:: TO BE DONE ::
Quote the data exactly, first line to the line containing "const herringYTicks = [0, 50, 100, 150, 200, 250]", with no pictures.

:: INFORMATION SHOWN ::
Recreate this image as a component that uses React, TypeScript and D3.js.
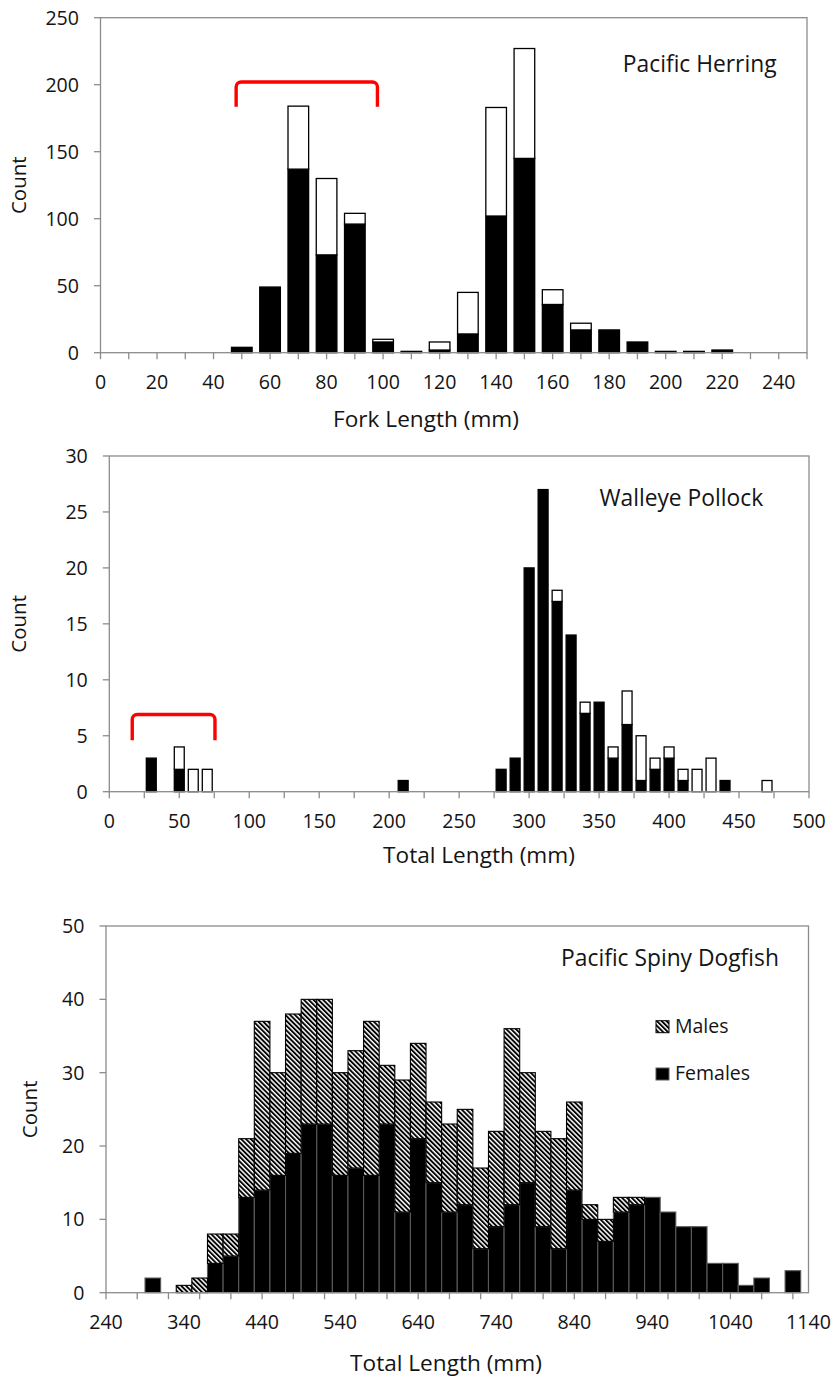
import * as React from 'react'
import * as d3 from 'd3'

// Pacific Herring – fork length bins (mm)
const herringBins = [50, 60, 70, 80, 90, 100, 110, 120, 130, 140, 150, 160, 170, 180, 190, 200, 210, 220]
const herringSolid = [4, 49, 137, 73, 96, 8, 1, 2, 14, 102, 145, 36, 17, 17, 8, 1, 1, 2]
const herringOpen = [0, 0, 47, 57, 8, 2, 0, 6, 31, 81, 82, 11, 5, 0, 0, 0, 0, 0]
const herringXTicks = [0, 10, 20, 30, 40, 50, 60, 70, 80, 90, 100, 110, 120, 130, 140, 150, 160, 170, 180, 190, 200, 210, 220, 230, 240, 250]
const herringXLabels = [0, 20, 40, 60, 80, 100, 120, 140, 160, 180, 200, 220, 240]
const herringYTicks = [0, 50, 100, 150, 200, 250]

// Walleye Pollock – total length bins (mm)
const pollockBins = [30, 50, 60, 70, 210, 280, 290, 300, 310, 320, 330, 340, 350, 360, 370, 380, 390, 400, 410, 420, 430, 440, 470]
const pollockSolid = [3, 2, 0, 0, 1, 2, 3, 20, 27, 17, 14, 7, 8, 3, 6, 1, 2, 3, 1, 0, 0, 1, 0]
const pollockOpen = [0, 2, 2, 2, 0, 0, 0, 0, 0, 1, 0, 1, 0, 1, 3, 4, 1, 1, 1, 2, 3, 0, 1]
const pollockXTicks = [0, 25, 50, 75, 100, 125, 150, 175, 200, 225, 250, 275, 300, 325, 350, 375, 400, 425, 450, 475, 500]
const pollockXLabels = [0, 50, 100, 150, 200, 250, 300, 350, 400, 450, 500]
const pollockYTicks = [0, 5, 10, 15, 20, 25, 30]

// Pacific Spiny Dogfish – total length bins (mm)
const dogfishBins = [300, 320, 340, 360, 380, 400, 420, 440, 460, 480, 500, 520, 540, 560, 580, 600, 620, 640, 660, 680, 700, 720, 740, 760, 780, 800, 820, 840, 860, 880, 900, 920, 940, 960, 980, 1000, 1020, 1040, 1060, 1080, 1100, 1120]
const dogfishFemales = [2, 0, 0, 0, 4, 5, 13, 14, 16, 19, 23, 23, 16, 17, 16, 23, 11, 21, 15, 11, 12, 6, 9, 12, 15, 9, 6, 14, 10, 7, 11, 12, 13, 11, 9, 9, 4, 4, 1, 2, 0, 3]
const dogfishMales = [0, 0, 1, 2, 4, 3, 8, 23, 14, 19, 17, 17, 14, 16, 21, 8, 18, 13, 11, 12, 13, 11, 13, 24, 15, 13, 15, 12, 2, 3, 2, 1, 0, 0, 0, 0, 0, 0, 0, 0, 0, 0]
const dogfishXTicks = [240, 280, 320, 360, 400, 440, 480, 520, 560, 600, 640, 680, 720, 760, 800, 840, 880, 920, 960, 1000, 1040, 1080, 1120]
const dogfishXLabels = [240, 340, 440, 540, 640, 740, 840, 940, 1040, 1140]
const dogfishYTicks = [0, 10, 20, 30, 40, 50]

const legendLabels = ['Males', 'Females']

const FONT = "'Open Sans', sans-serif"
const AXIS = '#8c8c8c'
const INK = '#141414'

type Panel = {
  bins: number[]
  lower: number[]
  upper: number[]
  xDomain: [number, number]
  yMax: number
  xTicks: number[]
  xLabels: number[]
  yTicks: number[]
  box: { left: number; right: number; top: number; bottom: number }
  binWidth: number
  barFrac: number
  sexes: boolean
  title: string
  titleX: number
  titleY: number
  xTitle: string
  xTitleX: number
  xTitleY: number
  countX: number
  bracket?: { x: [number, number]; y: [number, number] }
}

const panels: Panel[] = [
  {
    bins: herringBins, lower: herringSolid, upper: herringOpen,
    xDomain: [0, 250], yMax: 250,
    xTicks: herringXTicks, xLabels: herringXLabels, yTicks: herringYTicks,
    box: { left: 100.5, right: 807, top: 17.7, bottom: 352.7 },
    binWidth: 10, barFrac: 0.73, sexes: false,
    title: 'Pacific Herring', titleX: 699.7, titleY: 71.7,
    xTitle: 'Fork Length (mm)', xTitleX: 426, xTitleY: 427.3,
    countX: 18.5,
    bracket: { x: [48, 98], y: [183.6, 202] },
  },
  {
    bins: pollockBins, lower: pollockSolid, upper: pollockOpen,
    xDomain: [0, 500], yMax: 30,
    xTicks: pollockXTicks, xLabels: pollockXLabels, yTicks: pollockYTicks,
    box: { left: 109.3, right: 809, top: 456, bottom: 791.7 },
    binWidth: 10, barFrac: 0.71, sexes: false,
    title: 'Walleye Pollock', titleX: 681.3, titleY: 506,
    xTitle: 'Total Length (mm)', xTitleX: 479, xTitleY: 862.5,
    countX: 18.5,
    bracket: { x: [16.4, 75.5], y: [4.6, 6.9] },
  },
  {
    bins: dogfishBins, lower: dogfishFemales, upper: dogfishMales,
    xDomain: [240, 1140], yMax: 50,
    xTicks: dogfishXTicks, xLabels: dogfishXLabels, yTicks: dogfishYTicks,
    box: { left: 106, right: 808.5, top: 926, bottom: 1292.7 },
    binWidth: 20, barFrac: 1, sexes: true,
    title: 'Pacific Spiny Dogfish', titleX: 670, titleY: 965.7,
    xTitle: 'Total Length (mm)', xTitleX: 446, xTitleY: 1371,
    countX: 30,
  },
]

function drawPanel(root: d3.Selection<SVGGElement, unknown, null, undefined>, p: Panel) {
  const { left, right, top, bottom } = p.box
  const x = d3.scaleLinear().domain(p.xDomain).range([left, right])
  const y = d3.scaleLinear().domain([0, p.yMax]).range([bottom, top])
  const g = root.append('g')

  // bars (stacked: lower series at the bottom)
  const rows = p.bins.map((b, i) => ({ bin: b, lower: p.lower[i], upper: p.upper[i] }))
  const stacked = d3.stack<{ bin: number; lower: number; upper: number }>().keys(['lower', 'upper'])(rows)
  const half = (p.binWidth * p.barFrac) / 2

  stacked.forEach((s, si) => {
    g.append('g')
      .selectAll('rect')
      .data(s.filter((d) => d[1] - d[0] > 0))
      .join('rect')
      .attr('x', (d) => x(d.data.bin - half))
      .attr('width', (d) => x(d.data.bin + half) - x(d.data.bin - half))
      .attr('y', (d) => y(d[1]))
      .attr('height', (d) => y(d[0]) - y(d[1]))
      .attr('fill', si === 0 ? '#000' : p.sexes ? 'url(#hatch)' : '#fff')
      .attr('stroke', si === 0 && p.sexes ? '#5a5a5a' : '#000')
      .attr('stroke-width', p.sexes ? 1.1 : 1.3)
  })

  // plot frame
  g.append('rect')
    .attr('x', left)
    .attr('y', top)
    .attr('width', right - left)
    .attr('height', bottom - top)
    .attr('fill', 'none')
    .attr('stroke', AXIS)
    .attr('stroke-width', 1.3)

  // y ticks + labels
  g.append('g')
    .selectAll('line')
    .data(p.yTicks)
    .join('line')
    .attr('x1', left - 6.5)
    .attr('x2', left)
    .attr('y1', (d) => y(d))
    .attr('y2', (d) => y(d))
    .attr('stroke', AXIS)
    .attr('stroke-width', 1.3)

  g.append('g')
    .selectAll('text')
    .data(p.yTicks)
    .join('text')
    .attr('x', left - 21.5)
    .attr('y', (d) => y(d))
    .attr('dy', '0.36em')
    .attr('text-anchor', 'end')
    .attr('font-family', FONT)
    .attr('font-size', '19.6px')
    .attr('fill', INK)
    .text((d) => d)

  // x ticks + labels
  g.append('g')
    .selectAll('line')
    .data(p.xTicks)
    .join('line')
    .attr('x1', (d) => x(d))
    .attr('x2', (d) => x(d))
    .attr('y1', bottom)
    .attr('y2', bottom + 6.5)
    .attr('stroke', AXIS)
    .attr('stroke-width', 1.3)

  g.append('g')
    .selectAll('text')
    .data(p.xLabels)
    .join('text')
    .attr('x', (d) => x(d))
    .attr('y', bottom + 36.5)
    .attr('text-anchor', 'middle')
    .attr('font-family', FONT)
    .attr('font-size', '19.6px')
    .attr('fill', INK)
    .text((d) => d)

  // titles
  g.append('text')
    .attr('x', p.xTitleX)
    .attr('y', p.xTitleY)
    .attr('text-anchor', 'middle')
    .attr('font-family', FONT)
    .attr('font-size', '22.6px')
    .attr('fill', INK)
    .text(p.xTitle)

  g.append('text')
    .attr('transform', `translate(${p.countX},${(top + bottom) / 2}) rotate(-90)`)
    .attr('dy', '0.36em')
    .attr('text-anchor', 'middle')
    .attr('font-family', FONT)
    .attr('font-size', '20.5px')
    .attr('fill', INK)
    .text('Count')

  g.append('text')
    .attr('x', p.titleX)
    .attr('y', p.titleY)
    .attr('text-anchor', 'middle')
    .attr('font-family', FONT)
    .attr('font-size', '22.8px')
    .attr('fill', INK)
    .text(p.title)

  // red bracket annotation
  if (p.bracket) {
    const x0 = x(p.bracket.x[0])
    const x1 = x(p.bracket.x[1])
    const yt = y(p.bracket.y[1])
    const yb = y(p.bracket.y[0])
    const r = 5
    const path = d3.path()
    path.moveTo(x0, yb)
    path.lineTo(x0, yt + r)
    path.arcTo(x0, yt, x0 + r, yt, r)
    path.lineTo(x1 - r, yt)
    path.arcTo(x1, yt, x1, yt + r, r)
    path.lineTo(x1, yb)
    g.append('path')
      .attr('d', path.toString())
      .attr('fill', 'none')
      .attr('stroke', '#ff0000')
      .attr('stroke-width', 3.4)
  }

  // legend (sex panel only)
  if (p.sexes) {
    const lg = g.append('g')
    const rowY = [1032.7, 1080]
    legendLabels.forEach((label, i) => {
      lg.append('rect')
        .attr('x', 656)
        .attr('y', rowY[i] - 12)
        .attr('width', 13)
        .attr('height', 12)
        .attr('fill', i === 0 ? 'url(#hatch)' : '#000')
        .attr('stroke', i === 0 ? '#000' : '#5a5a5a')
        .attr('stroke-width', 1)
      lg.append('text')
        .attr('x', 675)
        .attr('y', rowY[i])
        .attr('font-family', FONT)
        .attr('font-size', '19.5px')
        .attr('fill', INK)
        .text(label)
    })
  }
}

export default function App() {
  const svgRef = React.useRef<SVGSVGElement>(null)

  React.useEffect(() => {
    if (!svgRef.current) return
    const svg = d3.select(svgRef.current)
    svg.selectAll('*').remove()

    const defs = svg.append('defs')
    const pat = defs
      .append('pattern')
      .attr('id', 'hatch')
      .attr('patternUnits', 'userSpaceOnUse')
      .attr('width', 3.4)
      .attr('height', 3.4)
      .attr('patternTransform', 'rotate(-45)')
    pat.append('rect').attr('width', 3.4).attr('height', 3.4).attr('fill', '#fff')
    pat.append('rect').attr('width', 1.9).attr('height', 3.4).attr('fill', '#000')

    svg.append('rect').attr('width', 835).attr('height', 1379).attr('fill', '#fff')
    const root = svg.append('g')
    panels.forEach((p) => drawPanel(root, p))
  }, [])

  return (
    <div style={{ position: 'absolute', left: 0, top: 0 }}>
      <svg ref={svgRef} width={835} height={1379} style={{ display: 'block' }} />
    </div>
  )
}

:: PROBLEM SOLUTION ::
Recreate this image as a component that uses React, TypeScript and D3.js.
import * as React from 'react'
import * as d3 from 'd3'

// Pacific Herring – fork length bins (mm)
const herringBins = [50, 60, 70, 80, 90, 100, 110, 120, 130, 140, 150, 160, 170, 180, 190, 200, 210, 220]
const herringSolid = [4, 49, 137, 73, 96, 8, 1, 2, 14, 102, 145, 36, 17, 17, 8, 1, 1, 2]
const herringOpen = [0, 0, 47, 57, 8, 2, 0, 6, 31, 81, 82, 11, 5, 0, 0, 0, 0, 0]
const herringXTicks = [0, 10, 20, 30, 40, 50, 60, 70, 80, 90, 100, 110, 120, 130, 140, 150, 160, 170, 180, 190, 200, 210, 220, 230, 240, 250]
const herringXLabels = [0, 20, 40, 60, 80, 100, 120, 140, 160, 180, 200, 220, 240]
const herringYTicks = [0, 50, 100, 150, 200, 250]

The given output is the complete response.